Kate Yavenditti: "The community does not trust the police, nor does it trust the citizens' review board."
A group of activists led by Women Occupy San Diego submitted a draft ballot proposal to the City of San Diego that they hope will lead to an overhaul of the Citizens Review Board on Police Practices, an oversight body tasked with handling police complaints.
"The community does not trust the police, nor does it trust the citizens' review board, and we need to change that," said Women Occupy leader Kate Yavenditti at a press conference before the group filed its proposal with the city clerk on January 5. "We believe the proposal we've drafted will tremendously help relations between the community and the police."

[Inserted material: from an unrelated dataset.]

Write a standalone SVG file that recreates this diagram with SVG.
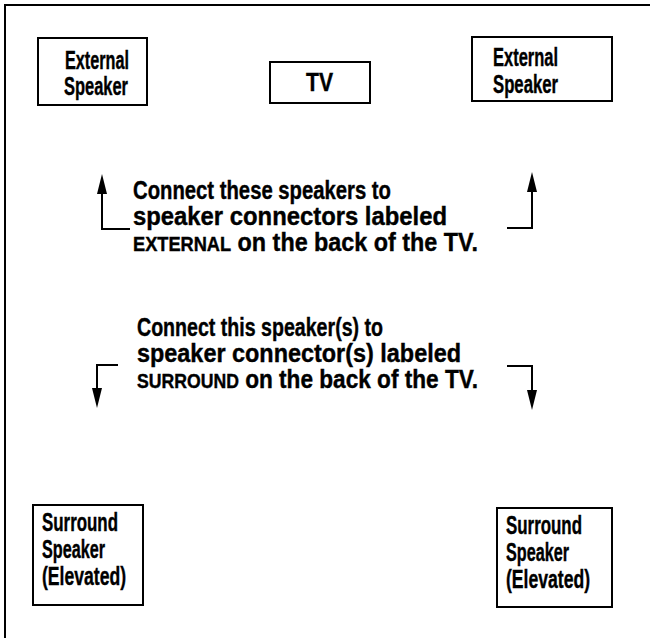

One of the largest changes would be in how members of the board are selected. Currently its 24 members are chosen by the mayor's office, but under the new plan the board would consist of 27 members, with three selected by each of the city's nine councilmembers. The group says this change is needed to better reflect the diversity of San Diego as a whole and combat perceptions that lower-income districts are unrepresented on the current board.
Proponents of the new measure also seek to block police representatives from attending and attempting to influence boardmembers during sessions in which complaints are being considered, and to install independent legal counsel to replace city attorney staff, which currently provides legal advice.
"There's clearly a conflict of interest in [the city attorney advising the board]," says Yavenditti, noting that the same office that advises on the validity of complaints is tasked with defending the city against claims that arise from them. "The city attorney's interest is in reducing liability for the city. They don't want lawsuits or sustained complaints."
After meeting with city-council members and staffers regarding their demands, Women Occupy reached the conclusion that an amendment to the city's charter was necessary in order to implement the proposed changes. Rather than gathering signatures to force the measure onto November's ballot, they instead submitted the proposal for consideration by the council, which can still decide to do so. January 5 was the last day for such suggested ballot initiatives to be presented.